Direction -
Scan the listing below. Report each line that includes "this".

★ ★ ★ ★ ★

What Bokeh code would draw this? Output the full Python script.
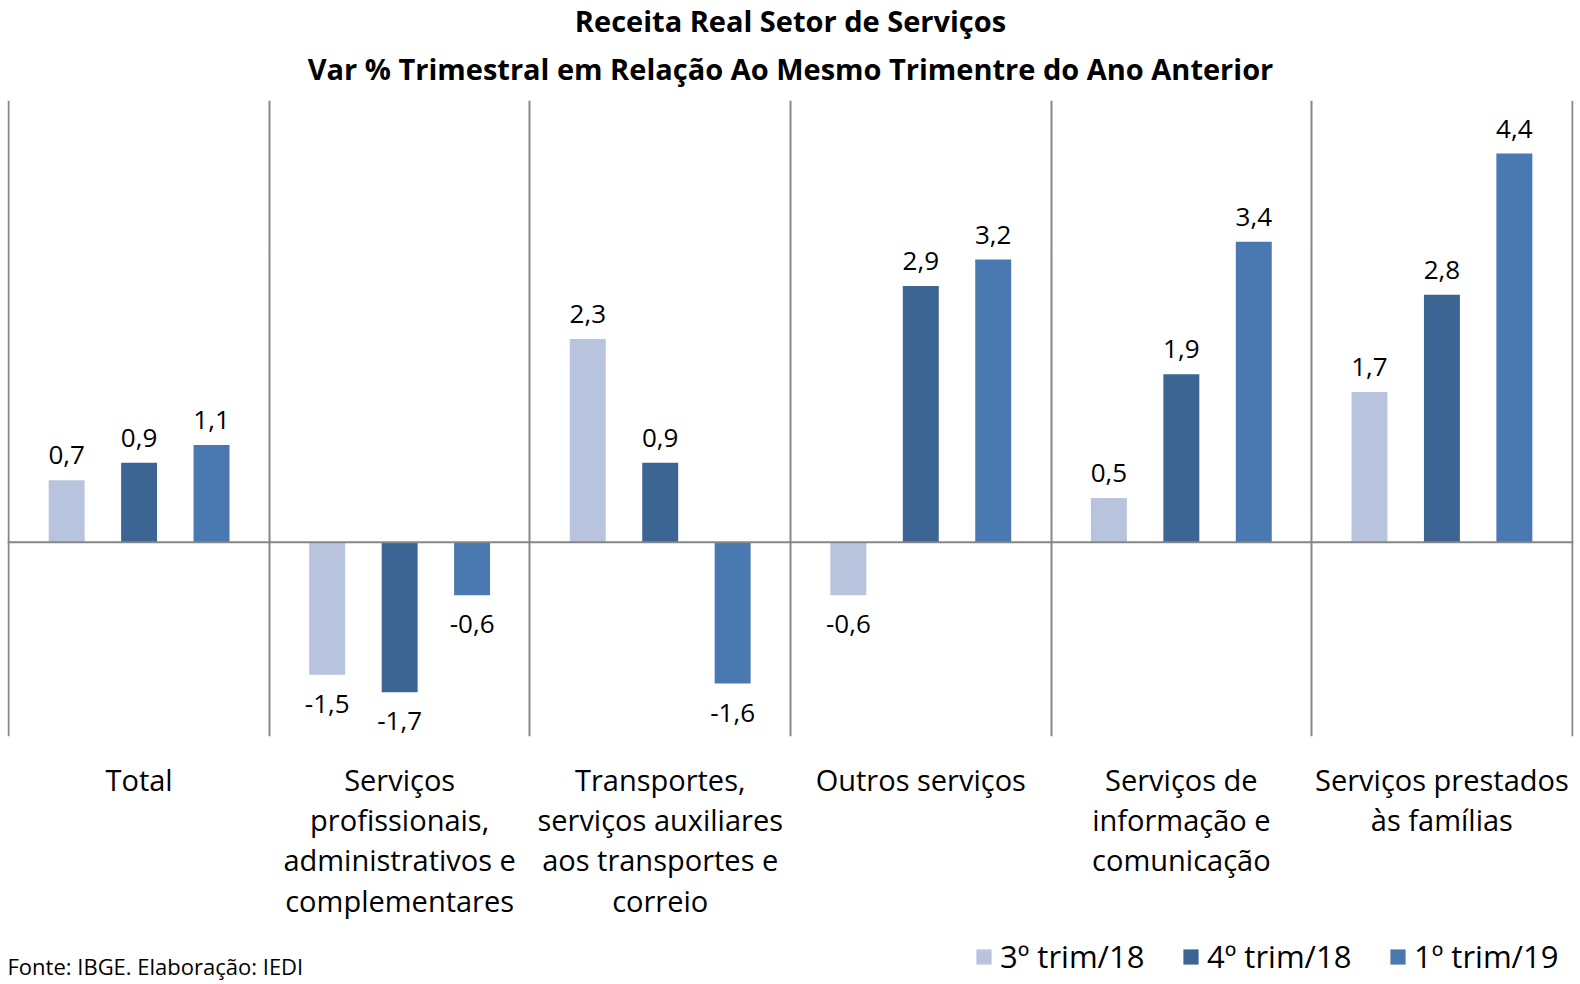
from bokeh.plotting import figure
from bokeh.layouts import column
from bokeh.models import Range1d, FixedTicker, Span, Legend, LegendItem, Label, Title, ColumnDataSource
from bokeh.core.properties import value
from bokeh.embed import file_html
from bokeh.resources import INLINE

title_line1 = "Receita Real Setor de Serviços"
title_line2 = "Var % Trimestral em Relação Ao Mesmo Trimentre do Ano Anterior"
source_note = "Fonte: IBGE. Elaboração: IEDI"

categories = [
    "Total",
    "Serviços\nprofissionais,\nadministrativos e\ncomplementares",
    "Transportes,\nserviços auxiliares\naos transportes e\ncorreio",
    "Outros serviços",
    "Serviços de\ninformação e\ncomunicação",
    "Serviços prestados\nàs famílias",
]
series_names = ["3º trim/18", "4º trim/18", "1º trim/19"]
q3_18 = [0.7, -1.5, 2.3, -0.6, 0.5, 1.7]
q4_18 = [0.9, -1.7, 0.9, 2.9, 1.9, 2.8]
q1_19 = [1.1, -0.6, -1.6, 3.2, 3.4, 4.4]
series_values = [q3_18, q4_18, q1_19]
colors = ["#B8C4DE", "#3D6594", "#4A78B0"]

FONT = "Open Sans"
GRID = "#868686"
n = len(categories)
eps = 0.005

p = figure(width=1580, height=930, title=None,
           x_range=Range1d(-0.5 - eps, n - 0.5 + eps), y_range=Range1d(-2.2, 5.0),
           y_axis_location=None, output_backend="svg", toolbar_location=None,
           min_border_left=7, min_border_right=7, min_border_top=100, min_border_bottom=194)
p.outline_line_color = None

ax = p.xaxis[0]
ax.ticker = FixedTicker(ticks=list(range(n)))
ax.major_label_overrides = {i: c for i, c in enumerate(categories)}
ax.axis_line_color = None
ax.major_tick_line_color = None
ax.minor_tick_line_color = None
ax.major_tick_out = 0
ax.major_tick_in = 0
ax.major_label_standoff = 23
ax.major_label_text_font = FONT
ax.major_label_text_font_size = "29px"
ax.major_label_text_color = "black"
ax.major_label_text_line_height = 1.035

p.xgrid.ticker = FixedTicker(ticks=[i - 0.5 for i in range(n + 1)])
p.xgrid.grid_line_color = GRID
p.xgrid.grid_line_width = 2
p.ygrid.visible = False

p.add_layout(Span(location=0, dimension="width", line_color=GRID, line_width=2))

offsets = [-0.278, 0.0, 0.278]
for name, vals, col, off in zip(series_names, series_values, colors, offsets):
    src = ColumnDataSource(dict(
        x=[i + off for i in range(n)],
        top=vals,
        label=[f"{v:.1f}".replace(".", ",") for v in vals],
        yoff=[-25 if v >= 0 else 29 for v in vals],
    ))
    p.vbar(x="x", top="top", width=0.138, color=col, line_color=None, source=src)
    p.text(x="x", y="top", text="label", y_offset="yoff", source=src,
           text_align="center", text_baseline="middle", text_color="black",
           text_font=value(FONT), text_font_size="26px")

p.add_layout(Title(text=title_line2, align="center", text_font=FONT, text_font_size="29px",
                   text_font_style="bold", text_color="black", standoff=25,
                   text_line_height=0.8), "above")
p.add_layout(Title(text=title_line1, align="center", text_font=FONT, text_font_size="29px",
                   text_font_style="bold", text_color="black", standoff=-10,
                   text_line_height=0.8), "above")

# footer: source note and legend
p2 = figure(width=1580, height=54, title=None, x_range=Range1d(0, 1580), y_range=Range1d(0, 54),
            x_axis_location=None, y_axis_location=None, output_backend="svg",
            toolbar_location=None, min_border=0)
p2.outline_line_color = None
p2.grid.visible = False
items = []
for name, col in zip(series_names, colors):
    # zero-height placeholder bar: only supplies the legend swatch colour
    r = p2.vbar(x=[0], top=[0], width=0.001, color=col, line_color=None)
    items.append(LegendItem(label=name, renderers=[r]))
legend = Legend(items=items, orientation="horizontal", location=(967, 7),
                glyph_width=19, glyph_height=19, label_standoff=7, label_width=163,
                spacing=18, padding=0, margin=0, border_line_color=None,
                background_fill_alpha=0, label_text_font=FONT, label_text_font_size="31px",
                label_text_color="black")
p2.add_layout(legend)
p2.add_layout(Label(x=0, y=19, x_units="screen", y_units="screen", text=source_note,
                    text_font=FONT, text_font_size="22px", text_baseline="middle",
                    text_color="black"))

open("out.html", "w").write(file_html(column(p, p2), INLINE))
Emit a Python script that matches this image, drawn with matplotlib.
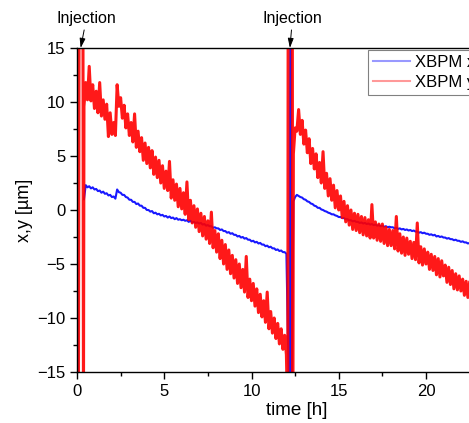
import numpy as np
import matplotlib.pyplot as plt
from matplotlib.ticker import MultipleLocator

plt.rcParams['font.family'] = ['Liberation Sans', 'DejaVu Sans']

# ---------------------------------------------------------------------------
# Data (time in h, position in µm)
# ---------------------------------------------------------------------------

# injection spikes (values beyond the axis range are clipped, nan breaks the line)
inj1_t_y = [0.00, 0.04, 0.08, 0.12, 0.16, 0.34, 0.37]
inj1_v_y = [-20, 20, -20, 20, 20, 20, -20]
inj1_t_x = [0.00, 0.05, 0.09, 0.10]
inj1_v_x = [-3.0, -20, -20, np.nan]

inj2_t_y = [12.08, 12.10, 12.34, 12.36]
inj2_v_y = [-20, 20, 20, -20]
inj2_t_x = [12.18, 12.22, 12.27, 12.29]
inj2_v_x = [-20, 20, 20, -20]

# first fill, 0.4 h .. 12.0 h every 0.1 h
fill1_t = np.round(np.arange(0.4, 12.05, 0.1), 2)
fill1_y = [
    9.6, 11.8, 10.2, 13.3, 10.1, 11.6, 9.4, 11.0, 9.0, 11.8,
    8.7, 10.2, 8.4, 9.8, 6.8, 9.0, 7.0, 8.1, 6.9, 11.6,
    9.6, 10.4, 8.5, 9.7, 7.6, 8.9, 6.9, 8.1, 6.3, 8.9,
    5.8, 7.3, 5.4, 6.7, 4.6, 6.2, 4.3, 5.8, 3.9, 5.5,
    3.3, 4.9, 3.0, 4.6, 2.5, 4.1, 2.0, 3.6, 1.8, 4.5,
    1.1, 2.8, 0.9, 2.4, 0.3, 2.0, 0.1, 1.6, -0.4, 2.6,
    -0.9, 0.9, -1.2, 0.4, -1.6, 0.1, -2.0, -0.3, -2.4, -0.6,
    -2.7, -1.0, -3.1, -0.2, -3.5, -1.9, -3.9, -2.2, -4.5, -2.8,
    -5.0, -3.2, -5.5, -3.7, -5.9, -4.2, -6.3, -4.6, -6.8, -5.0,
    -7.2, -5.5, -7.6, -4.3, -8.1, -6.4, -8.4, -6.8, -8.9, -7.3,
    -9.5, -7.8, -9.9, -8.4, -10.4, -7.6, -11.0, -9.4, -11.4, -10.0,
    -11.9, -10.5, -12.4, -11.0, -12.9, -11.6, -13.4,
]
fill1_x = [
    1.0, 2.3, 2.1, 2.2, 2.0, 2.1, 1.9, 1.95, 1.75, 1.8,
    1.6, 1.7, 1.5, 1.55, 1.35, 1.4, 1.2, 1.25, 1.05, 1.9,
    1.65, 1.6, 1.4, 1.4, 1.2, 1.15, 0.95, 0.95, 0.75, 0.75,
    0.55, 0.6, 0.4, 0.4, 0.2, 0.2, 0.0, 0.0, -0.15, -0.1,
    -0.3, -0.25, -0.4, -0.35, -0.5, -0.45, -0.6, -0.55, -0.7, -0.6,
    -0.75, -0.7, -0.85, -0.75, -0.9, -0.85, -0.95, -0.9, -1.0, -0.95,
    -1.1, -1.0, -1.15, -1.1, -1.2, -1.15, -1.25, -1.2, -1.35, -1.3,
    -1.45, -1.4, -1.5, -1.5, -1.65, -1.6, -1.7, -1.7, -1.85, -1.8,
    -1.95, -1.95, -2.1, -2.05, -2.2, -2.15, -2.3, -2.3, -2.45, -2.4,
    -2.55, -2.5, -2.65, -2.6, -2.75, -2.75, -2.9, -2.85, -3.0, -2.95,
    -3.1, -3.05, -3.2, -3.2, -3.35, -3.3, -3.45, -3.4, -3.55, -3.55,
    -3.7, -3.65, -3.8, -3.75, -3.9, -3.9, -4.05,
]

# second fill, 12.4 h .. 22.5 h every 0.1 h
fill2_t = np.round(np.arange(12.4, 22.55, 0.1), 2)
fill2_y = [
    5.2, 7.6, 7.3, 9.3, 7.0, 8.3, 6.1, 7.4, 5.3, 6.6,
    4.3, 5.7, 3.8, 5.2, 3.0, 4.4, 2.5, 5.4, 2.0, 3.4,
    1.3, 2.9, 0.9, 2.3, 0.2, 1.8, 0.0, 1.3, -0.7, 0.8,
    -1.1, 0.4, -1.4, 0.0, -1.8, -0.3, -1.9, -0.4, -2.1, -0.6,
    -2.3, -0.7, -2.4, -0.9, -2.6, 0.5, -2.6, -1.1, -2.8, -1.3,
    -2.9, -1.3, -3.1, -1.6, -3.3, -1.8, -3.3, -1.9, -3.6, -0.6,
    -3.8, -2.2, -4.0, -2.5, -4.2, -2.6, -4.1, -2.9, -4.5, -3.0,
    -4.6, -1.2, -4.9, -3.4, -5.1, -3.6, -5.0, -3.9, -5.5, -4.1,
    -5.6, -4.3, -6.0, -4.5, -6.2, -4.7, -6.1, -5.1, -6.7, -5.3,
    -6.9, -5.6, -7.3, -5.9, -7.4, -6.1, -7.5, -6.4, -7.9, -6.6,
    -8.1, -6.7,
]
fill2_x = [
    0.8, 1.2, 1.4, 1.3, 1.2, 1.15, 1.0, 0.95, 0.8, 0.75,
    0.6, 0.55, 0.4, 0.35, 0.2, 0.2, 0.05, 0.0, -0.1, -0.15,
    -0.25, -0.3, -0.4, -0.4, -0.5, -0.55, -0.65, -0.65, -0.75, -0.75,
    -0.85, -0.85, -0.95, -0.95, -1.05, -1.0, -1.1, -1.1, -1.2, -1.15,
    -1.25, -1.2, -1.3, -1.25, -1.35, -1.3, -1.4, -1.35, -1.45, -1.4,
    -1.5, -1.45, -1.55, -1.5, -1.6, -1.55, -1.6, -1.6, -1.7, -1.65,
    -1.75, -1.7, -1.8, -1.75, -1.85, -1.8, -1.9, -1.85, -1.95, -1.9,
    -2.0, -2.0, -2.1, -2.05, -2.15, -2.1, -2.2, -2.2, -2.3, -2.25,
    -2.35, -2.3, -2.45, -2.4, -2.5, -2.45, -2.55, -2.55, -2.65, -2.6,
    -2.7, -2.7, -2.8, -2.75, -2.85, -2.85, -2.95, -2.9, -3.0, -3.0,
    -3.1, -3.05,
]

inj_arrow_t = [0.21, 12.2]
inj_text_t = [0.54, 12.35]

# ---------------------------------------------------------------------------
# Assemble series
# ---------------------------------------------------------------------------

t_x = np.concatenate([inj1_t_x, fill1_t, inj2_t_x, fill2_t])
v_x = np.concatenate([inj1_v_x, fill1_x, inj2_v_x, fill2_x])
t_y = np.concatenate([inj1_t_y, fill1_t, inj2_t_y, fill2_t])
v_y = np.concatenate([inj1_v_y, fill1_y, inj2_v_y, fill2_y])

# ---------------------------------------------------------------------------
# Plot
# ---------------------------------------------------------------------------

W, H = 469, 423
fig = plt.figure(figsize=(W / 100, H / 100), dpi=100)
ax_l, ax_b, ax_t = 77 / W, 1 - 372 / H, 1 - 48 / H
ax_r = 1.1                       # axes run past the right edge (cropped original)
ax = fig.add_axes([ax_l, ax_b, ax_r - ax_l, ax_t - ax_b])

px_per_h = 17.45
xmax = (ax_r - ax_l) * W / px_per_h

ax.plot(t_x, v_x, color='#0000ff', lw=1.5, alpha=0.9, label='XBPM x')
ax.plot(t_y, v_y, color='#ff0000', lw=2.2, alpha=0.9, label='XBPM y')

ax.set_xlim(0, xmax)
ax.set_ylim(-15, 15)
ax.xaxis.set_major_locator(MultipleLocator(5))
ax.xaxis.set_minor_locator(MultipleLocator(2.5))
ax.yaxis.set_major_locator(MultipleLocator(5))
ax.yaxis.set_minor_locator(MultipleLocator(2.5))
ax.tick_params(which='both', direction='out', labelsize=12, top=False, right=False)
ax.tick_params(which='major', length=5, width=1)
ax.tick_params(which='minor', length=3, width=1)
for sp in ax.spines.values():
    sp.set_linewidth(1.0)
# hide tick labels that fall outside the visible picture
for lbl, loc in zip(ax.get_xticklabels(), ax.get_xticks()):
    if loc > (W - 77) / px_per_h:
        lbl.set_visible(False)

ax.set_xlabel('time [h]', fontsize=13.5, labelpad=2)
ax.set_ylabel('x,y [µm]', fontsize=13, labelpad=3)

for ta, tt in zip(inj_arrow_t, inj_text_t):
    ax.annotate('Injection', xy=(ta, 15), xytext=(tt, 17.75), textcoords='data',
                ha='center', va='center', fontsize=11.5, annotation_clip=False,
                arrowprops=dict(arrowstyle='-|>,head_length=0.5,head_width=0.15',
                                color='black', lw=0.7, shrinkA=1, shrinkB=0))

leg_x = (368 - 77) / ((ax_r - ax_l) * W)
leg = ax.legend(loc='upper left', bbox_to_anchor=(leg_x, 0.994), fontsize=12,
                frameon=True, fancybox=False, edgecolor='#808080', framealpha=1,
                borderpad=0.3, borderaxespad=0, labelspacing=0.3,
                handlelength=2.2, handletextpad=0.3)
leg.get_frame().set_linewidth(0.8)
for line in leg.get_lines():
    line.set_alpha(0.4)
    line.set_linewidth(1.5)

fig.savefig('out.png', dpi=100)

★ ★ ★ ★ ★

Task response -
What Bokeh code would draw this? Output the full Python script.
Emit a Python script that matches this image, drawn with matplotlib.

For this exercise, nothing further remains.